**Written instruction**
Look through the material below. Copy each line that contains the string "chart".

— begin —

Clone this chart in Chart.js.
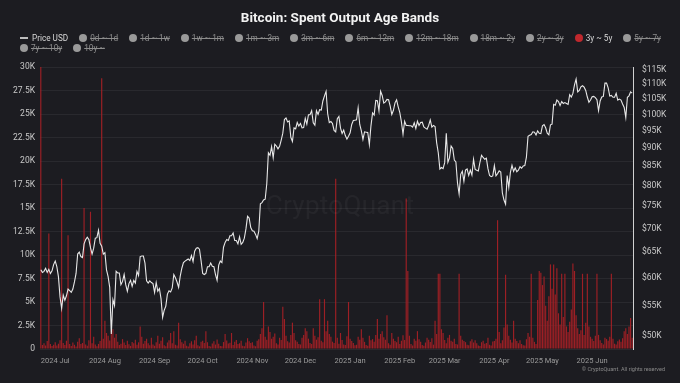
<!DOCTYPE html>
<html>
<head>
<meta charset="utf-8">
<script src="https://cdn.jsdelivr.net/npm/chart.js@4.4.1/dist/chart.umd.min.js"></script>
<style>
  html, body { margin: 0; padding: 0; background: #1c1c21; }
  body { width: 680px; height: 383px; position: relative; overflow: hidden; font-family: Roboto, "Noto Sans", sans-serif; }
  #chart { position: absolute; left: 0; top: 0; }
  .title { position: absolute; top: 9px; left: 0; width: 680px; text-align: center; color: #f2f2f2; font-weight: 700; font-size: 13.5px; }
  #legend { position: absolute; left: 20px; top: 33px; width: 652px; display: flex; flex-wrap: wrap; font-size: 8.2px; line-height: 10px; color: #d6d6d6; }
  .item { display: flex; align-items: center; margin-right: 11px; white-space: nowrap; }
  .dot { width: 8px; height: 8px; border-radius: 50%; margin-right: 3px; background: #9a9a9a; }
  .line { width: 8px; height: 1.5px; background: #bdbdbd; margin-right: 4px; }
  .off { color: #8d8d8d; text-decoration: line-through; }
  .watermark { position: absolute; left: 0; width: 680px; top: 190px; text-align: center; font-size: 26px; color: rgba(255,255,255,0.045); letter-spacing: 0.3px; }
  .copy { position: absolute; right: 15px; top: 366px; font-size: 5.5px; color: #8a8a8a; }
</style>
</head>
<body>
<canvas id="chart" width="680" height="383"></canvas>
<div class="title">Bitcoin: Spent Output Age Bands</div>
<div id="legend"></div>
<div class="watermark">CryptoQuant</div>
<div class="copy">© CryptoQuant. All rights reserved</div>
<script>
// data: daily, from 2024-06-22 to 2025-06-26
const firstDay = "2024-06-22";

// BTC price (USD, thousands)
const priceUsdK = [
  61.5, 61.0, 61.2, 61.8, 61.0, 61.6, 60.8, 61.3, 62.5,
  63.2, 62.1, 60.2, 56.5, 54.5, 56.8, 55.9, 56.7, 57.9, 57.6, 57.3, 57.9, 59.2, 60.8, 64.6, 65.0, 64.1, 63.9, 66.7, 67.6, 68.1, 67.6, 65.9, 64.6, 65.8, 67.9, 68.0, 69.6, 66.8, 66.2, 64.6,
  64.9, 61.5, 60.2, 58.2, 50.3, 56.0, 55.0, 61.2, 60.9, 60.9, 58.7, 59.3, 60.6, 58.7, 57.5, 58.9, 59.5, 58.4, 59.5, 59.0, 61.2, 60.4, 64.1, 64.2, 64.2, 62.8, 59.4, 59.0, 59.4, 59.1, 58.9,
  57.3, 59.1, 57.5, 58.0, 56.2, 53.0, 54.2, 54.9, 57.0, 57.6, 57.4, 58.1, 60.6, 60.0, 59.2, 58.2, 60.3, 61.8, 62.9, 63.2, 63.4, 63.6, 63.3, 64.3, 63.1, 65.2, 65.8, 65.9, 65.6, 63.3,
  60.8, 60.6, 60.8, 62.1, 62.1, 62.8, 62.2, 62.1, 60.6, 59.5, 62.4, 63.2, 62.9, 66.0, 67.0, 67.6, 67.4, 68.4, 68.4, 69.0, 67.4, 67.4, 66.7, 68.2, 66.6, 67.0, 67.9, 69.9, 72.7, 72.3, 70.2,
  69.5, 69.4, 68.7, 67.8, 69.4, 75.6, 75.9, 76.5, 76.7, 80.5, 88.7, 88.0, 90.4, 87.3, 91.1, 90.6, 89.8, 90.5, 92.3, 94.3, 98.4, 98.9, 97.7, 98.0, 93.1, 91.9, 95.9, 95.6, 97.5, 96.4,
  97.2, 95.9, 96.0, 98.8, 97.0, 99.9, 99.9, 101.2, 97.4, 96.7, 101.2, 100.0, 101.5, 101.4, 104.3, 106.0, 107.5, 100.2, 97.5, 97.8, 97.2, 95.1, 94.7, 98.7, 99.4, 95.8, 94.2, 95.2, 93.6, 92.6, 93.4,
  94.4, 96.9, 98.1, 98.2, 98.3, 102.1, 96.9, 95.0, 92.5, 94.7, 94.6, 94.5, 91.0, 96.5, 100.5, 99.8, 104.5, 104.4, 101.1, 107.5, 106.1, 103.6, 104.0, 104.8, 104.7, 102.6, 100.0, 101.3, 103.7, 104.7, 102.4,
  100.6, 97.7, 94.0, 97.9, 96.6, 96.6, 96.5, 96.5, 96.1, 97.4, 95.7, 97.9, 96.6, 97.5, 97.6, 96.2, 95.8, 95.5, 96.6, 98.3, 96.1, 96.6, 96.3, 91.5, 88.7, 84.3, 84.7, 84.4,
  86.0, 94.3, 86.1, 87.3, 90.6, 89.9, 86.7, 86.2, 80.7, 78.0, 82.9, 83.7, 81.1, 84.0, 84.3, 82.6, 84.0, 82.7, 86.9, 84.2, 84.0, 83.8, 86.1, 88.0, 87.4, 86.9, 87.2, 84.4, 82.6, 82.3, 82.5,
  85.2, 82.5, 83.1, 83.8, 83.5, 78.2, 76.5, 75.5, 82.6, 79.6, 83.4, 85.3, 83.7, 84.6, 83.6, 84.0, 84.9, 84.5, 85.1, 85.2, 87.5, 93.4, 93.7, 93.9, 94.7, 94.6, 93.8, 95.0, 94.3, 94.2,
  96.5, 96.9, 95.9, 94.3, 93.8, 96.8, 97.0, 103.2, 102.9, 104.6, 104.1, 102.8, 104.1, 103.5, 103.8, 103.5, 103.2, 106.4, 105.6, 106.8, 109.7, 111.7, 107.3, 107.8, 109.0, 109.4, 108.9, 107.8, 105.6, 103.9, 104.6,
  105.7, 105.8, 105.4, 104.7, 101.2, 104.3, 105.6, 105.8, 110.3, 110.3, 108.7, 105.9, 106.1, 105.5, 105.5, 106.8, 104.6, 104.9, 104.6, 103.3, 102.2, 99.0, 105.5, 106.0, 107.3, 106.9
];

// spent outputs aged 3y ~ 5y (BTC)
const spent3y5y = [
  30000, 420, 610, 380, 850, 12300, 540, 310, 460,
  720, 380, 560, 940, 18100, 650, 420, 880, 12100, 530, 310, 690, 450, 260, 780, 1150, 520, 640, 15000, 480, 350, 920, 14600, 610, 1300, 470, 280, 540, 860, 28800, 1100,
  3000, 1700, 1400, 900, 1900, 2100, 1200, 1600, 780, 430, 560, 1050, 690, 420, 880, 510, 330, 740, 620, 980, 450, 710, 2400, 1300, 560, 840, 1100, 620, 390, 1200, 480,
  350, 720, 1400, 560, 890, 1250, 410, 300, 680, 940, 1700, 620, 1900, 450, 380, 2800, 1050, 730, 560, 890, 340, 270, 610, 820, 470, 930, 1400, 390, 280, 760,
  880, 640, 1900, 720, 310, 260, 590, 830, 470, 1020, 560, 330, 290, 740, 1600, 910, 580, 660, 1700, 420, 780, 950, 530, 610, 870, 340, 300, 690, 1150, 820, 640,
  730, 360, 290, 880, 1050, 1600, 2200, 5000, 1300, 980, 2400, 1800, 1100, 1300, 1650, 620, 480, 1200, 970, 4500, 3200, 1400, 820, 690, 1500, 2800, 1700, 930, 760, 540,
  480, 1200, 1500, 2200, 1900, 1100, 650, 540, 2200, 1400, 990, 1250, 5300, 880, 720, 5300, 1900, 3000, 1600, 1300, 780, 640, 18100, 1200, 560, 1700, 950, 480, 420, 1350, 5000,
  1100, 850, 640, 390, 450, 1300, 980, 2100, 1200, 760, 420, 350, 1400, 920, 1050, 780, 1500, 3200, 1100, 1600, 1900, 1250, 980, 3600, 620, 450, 1700, 1100, 860, 720, 1300,
  540, 880, 1450, 960, 16000, 8300, 1400, 520, 380, 1100, 870, 1900, 1050, 760, 430, 350, 690, 1200, 980, 740, 1150, 460, 3000, 1600, 8000, 8000, 2100, 1700,
  950, 620, 1200, 1500, 880, 760, 1100, 540, 480, 8000, 1400, 980, 850, 730, 460, 390, 820, 1050, 690, 940, 610, 380, 330, 720, 880, 560, 640, 1200, 450, 370, 790,
  860, 1100, 13700, 1800, 620, 940, 2300, 7900, 2600, 1400, 980, 700, 3000, 1100, 850, 620, 930, 540, 410, 380, 1050, 1700, 1300, 8000, 1200, 760, 540, 5200, 8300, 8100,
  6800, 7700, 4600, 3000, 5600, 9000, 6400, 9000, 5800, 8600, 3800, 2600, 8000, 3400, 8000, 2400, 1800, 2900, 4200, 9100, 8300, 3600, 2200, 1600, 2000, 8000, 1500, 2800, 8000, 2400, 1300,
  1100, 860, 1400, 8000, 1500, 920, 640, 480, 1200, 1050, 870, 1300, 8000, 1100, 560, 490, 830, 1000, 760, 1150, 1900, 2200, 1600, 2400, 3300, 1200
];

const monthTickLabels = ["2024 Jul", "2024 Aug", "2024 Sep", "2024 Oct", "2024 Nov", "2024 Dec",
  "2025 Jan", "2025 Feb", "2025 Mar", "2025 Apr", "2025 May", "2025 Jun"];
const priceTicksK = [50, 55, 60, 65, 70, 75, 80, 85, 90, 95, 100, 105, 110, 115];

const bandLabels = ["0d ~ 1d", "1d ~ 1w", "1w ~ 1m", "1m ~ 3m", "3m ~ 6m", "6m ~ 12m", "12m ~ 18m",
  "18m ~ 2y", "2y ~ 3y", "3y ~ 5y", "5y ~ 7y", "7y ~ 10y", "10y ~"];
const activeBand = "3y ~ 5y";

// day labels
const start = new Date(firstDay + "T00:00:00Z");
const days = priceUsdK.map((p, i) => new Date(start.getTime() + i * 86400000));
const labels = days.map(d => d.toISOString().slice(0, 10));
const monthIndex = {};
let k = 0;
days.forEach((d, i) => {
  if (d.getUTCDate() === 1) { monthIndex[i] = monthTickLabels[k]; k++; }
});

// legend
const legend = document.getElementById("legend");
let html = '<div class="item"><span class="line"></span><span>Price USD</span></div>';
bandLabels.forEach(b => {
  if (b === activeBand) {
    html += '<div class="item"><span class="dot" style="background:#c0282d"></span><span>' + b + '</span></div>';
  } else {
    html += '<div class="item"><span class="dot"></span><span class="off">' + b + '</span></div>';
  }
});
legend.innerHTML = html;

new Chart(document.getElementById("chart"), {
  data: {
    labels: labels,
    datasets: [
      {
        type: "line",
        label: "Price USD",
        data: priceUsdK,
        yAxisID: "yPrice",
        borderColor: "#e8e8e8",
        borderWidth: 1.1,
        pointRadius: 0,
        tension: 0,
        order: 0
      },
      {
        type: "bar",
        label: activeBand,
        data: spent3y5y,
        yAxisID: "y",
        backgroundColor: "rgba(172, 32, 38, 0.9)",
        borderWidth: 0,
        barPercentage: 0.9,
        categoryPercentage: 0.8,
        order: 1
      }
    ]
  },
  options: {
    responsive: false,
    animation: false,
    layout: { padding: { top: 67, left: 0, right: 0, bottom: 0 } },
    plugins: { legend: { display: false }, title: { display: false }, tooltip: { enabled: false } },
    scales: {
      x: {
        offset: true,
        grid: { display: false },
        border: { display: false },
        ticks: {
          autoSkip: false,
          maxRotation: 0,
          padding: 0,
          color: "#9a9a9a",
          font: { family: "Roboto", size: 7.5 },
          callback: v => monthIndex[v] !== undefined ? monthIndex[v] : null
        },
        afterFit: s => { s.height = 34; }
      },
      y: {
        position: "left",
        min: 0,
        max: 30000,
        ticks: {
          stepSize: 2500,
          padding: 5,
          color: "#c8c8c8",
          font: { family: "Roboto", size: 8.5 },
          callback: v => v === 0 ? "0" : (v / 1000) + "K"
        },
        grid: { color: "rgba(255,255,255,0.06)", drawTicks: false },
        border: { display: false },
        afterFit: s => { s.width = 40; }
      },
      yPrice: {
        type: "logarithmic",
        position: "right",
        min: 48,
        max: 116,
        afterBuildTicks: s => { s.ticks = priceTicksK.map(v => ({ value: v })); },
        ticks: {
          padding: 9,
          color: "#c8c8c8",
          font: { family: "Roboto", size: 8.5 },
          callback: v => "$" + v + "K"
        },
        grid: { display: false, drawTicks: false },
        border: { display: true, color: "#d0d0d0", width: 1 },
        afterFit: s => { s.width = 47; }
      }
    }
  }
});
</script>
</body>
</html>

— end —

**Answer to the exercise**
Clone this chart in Chart.js.
<script src="https://cdn.jsdelivr.net/npm/chart.js@4.4.1/dist/chart.umd.min.js"></script>
  #chart { position: absolute; left: 0; top: 0; }
<canvas id="chart" width="680" height="383"></canvas>
new Chart(document.getElementById("chart"), {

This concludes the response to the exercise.